## SHORT EXERCISE
Indicate only the number of lines in the listing below in which the word "this" appears.

## DATA PROVIDED
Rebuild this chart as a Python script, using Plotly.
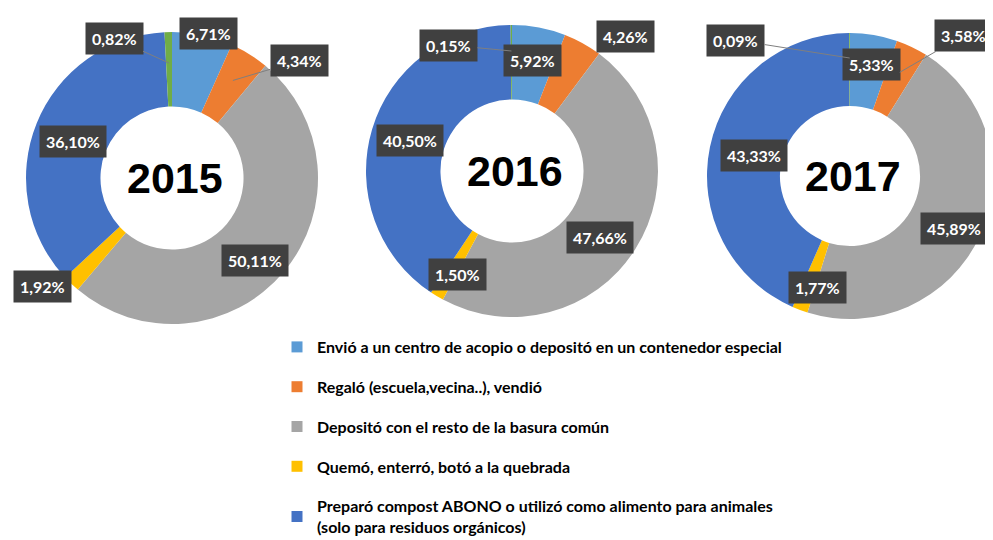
...
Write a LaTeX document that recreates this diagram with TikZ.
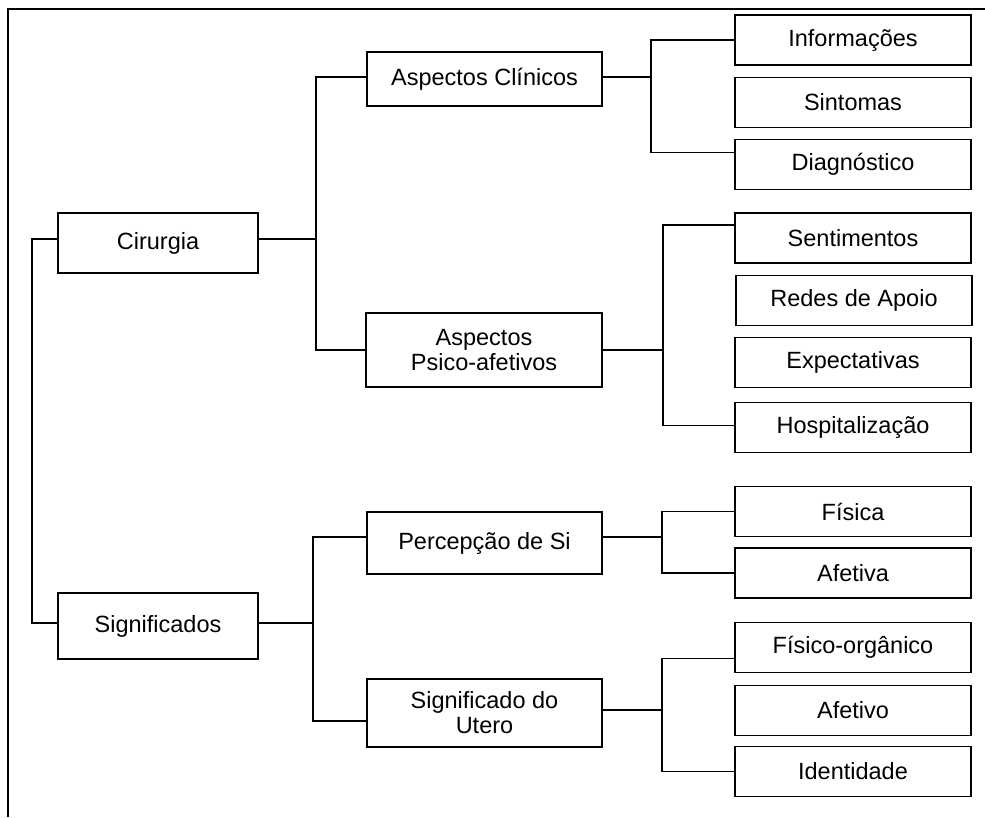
* * *
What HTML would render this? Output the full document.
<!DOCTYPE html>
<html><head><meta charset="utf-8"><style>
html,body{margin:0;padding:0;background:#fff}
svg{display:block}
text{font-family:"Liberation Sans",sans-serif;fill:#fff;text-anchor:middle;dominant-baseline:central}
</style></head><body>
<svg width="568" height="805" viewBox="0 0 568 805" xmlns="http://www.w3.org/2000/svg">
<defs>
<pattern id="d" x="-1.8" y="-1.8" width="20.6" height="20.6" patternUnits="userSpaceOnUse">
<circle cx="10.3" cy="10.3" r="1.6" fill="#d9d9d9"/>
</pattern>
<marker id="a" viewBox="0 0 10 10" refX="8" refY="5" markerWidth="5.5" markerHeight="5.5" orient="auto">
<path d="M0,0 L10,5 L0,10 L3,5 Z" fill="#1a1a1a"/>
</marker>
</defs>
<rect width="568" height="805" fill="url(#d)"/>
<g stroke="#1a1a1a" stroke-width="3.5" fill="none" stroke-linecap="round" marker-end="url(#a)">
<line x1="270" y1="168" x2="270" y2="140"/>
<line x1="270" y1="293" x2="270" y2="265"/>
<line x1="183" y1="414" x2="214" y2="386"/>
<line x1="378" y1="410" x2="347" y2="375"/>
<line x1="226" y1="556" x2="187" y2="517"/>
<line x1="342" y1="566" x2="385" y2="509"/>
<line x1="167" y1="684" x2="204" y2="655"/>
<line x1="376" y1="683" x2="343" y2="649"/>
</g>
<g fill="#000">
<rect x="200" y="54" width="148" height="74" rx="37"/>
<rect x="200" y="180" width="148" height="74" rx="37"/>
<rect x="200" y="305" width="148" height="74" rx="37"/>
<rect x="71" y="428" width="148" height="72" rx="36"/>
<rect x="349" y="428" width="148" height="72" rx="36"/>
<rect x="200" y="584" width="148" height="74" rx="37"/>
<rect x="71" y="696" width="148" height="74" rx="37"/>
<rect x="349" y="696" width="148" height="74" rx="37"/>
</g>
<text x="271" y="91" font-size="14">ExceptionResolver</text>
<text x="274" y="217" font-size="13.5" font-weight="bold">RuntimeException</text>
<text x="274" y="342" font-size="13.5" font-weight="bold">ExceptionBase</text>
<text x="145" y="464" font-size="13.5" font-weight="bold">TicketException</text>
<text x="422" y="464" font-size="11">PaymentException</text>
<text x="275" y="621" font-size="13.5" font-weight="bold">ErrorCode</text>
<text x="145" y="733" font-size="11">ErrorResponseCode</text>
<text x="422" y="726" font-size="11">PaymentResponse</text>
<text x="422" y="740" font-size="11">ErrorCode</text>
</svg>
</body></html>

## RESPONSE
3